Blake Richards proposes the apical dendritic arbor of pyramidal neurons as the input for top down learning signals. He duplexes using events and bursts as the two signals (events = bursts plus spikes). A burst signals the basal dendrites. I think what they do is a form of thermal annealing that is the values are randomly changed a bit.
Hinton proposes signal and time derivative of signal as the duplexed signals.
see also Bengio’s take https://arxiv.org/abs/1502.04156 STDP as gradient descent on a cost function similar to a denoising autoencoder. Authors also discuss biological limitations of backprop and suggest that it can be avoided by propagating “targets” through local training.

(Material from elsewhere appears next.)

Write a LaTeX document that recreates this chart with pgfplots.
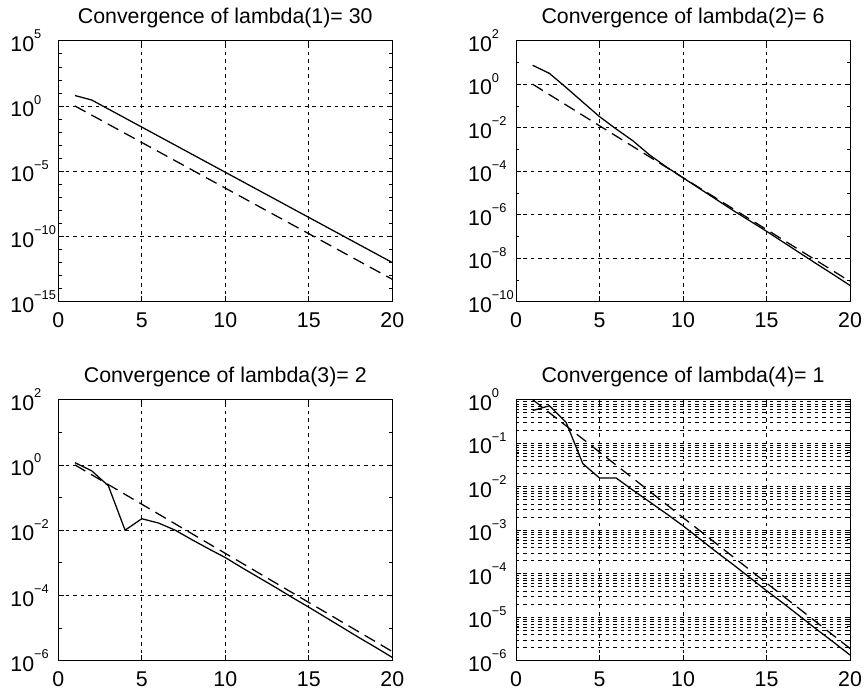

You’ll find in “Why Neurons Have Thousands of Synapses, a Theory of Sequence Memory in Neocortex” that top-down signals from other regions of cortex coming in on apical dendrites of pyramidal neurons are theorized to play a similar role as lateral input from basal dendrites in terms of causing NMDA dendritic spikes leading to predictive neuron states. So, in that way, top-down feedback is theorized to influence the predicted state for a column’s own input. Each cortical column is constantly predicting it’s own input and only it’s own input regardless of where exactly that input is coming from. Assuming a common cortical circuit, each cortical column has no way of knowing where it’s input is coming from.
Yes amazing work, DM is able to learn strong representations! Even jointed robot arms. It should be able to do a dog with jointed head, legs, and tail. How all we need to do is associate words with the representations.
If you check out the “three visual streams” paper they have a good temporal predictive cells based on the brain wave timing principle.
They break the wave into PLUS and MINUS phases where the plus phase is the upper layers forming an opinion about the “ground truth” of sensation and the minus phase (at the end) comparing a prediction in the lower layers to this ground truth.
The plumbing involves a pass through part of the pulvinar but that does not materially affect the basic mechanism of using timing of the wave to do temporal prediction.
They do take the outcome of this test and fire it back to the pulvinar to be distributed to other maps that are processing this same stream.
Why am I going on about this?
This particular pulvinar based/predictive mechanism is part of the only plausible scheme that I have seen that accomplishes the long sought goal of a biologically plausible back-prop behavior. If you are interested in this topic you owe it to yourself to do the hard work of reading the paper and references. Some very good stuff going on there.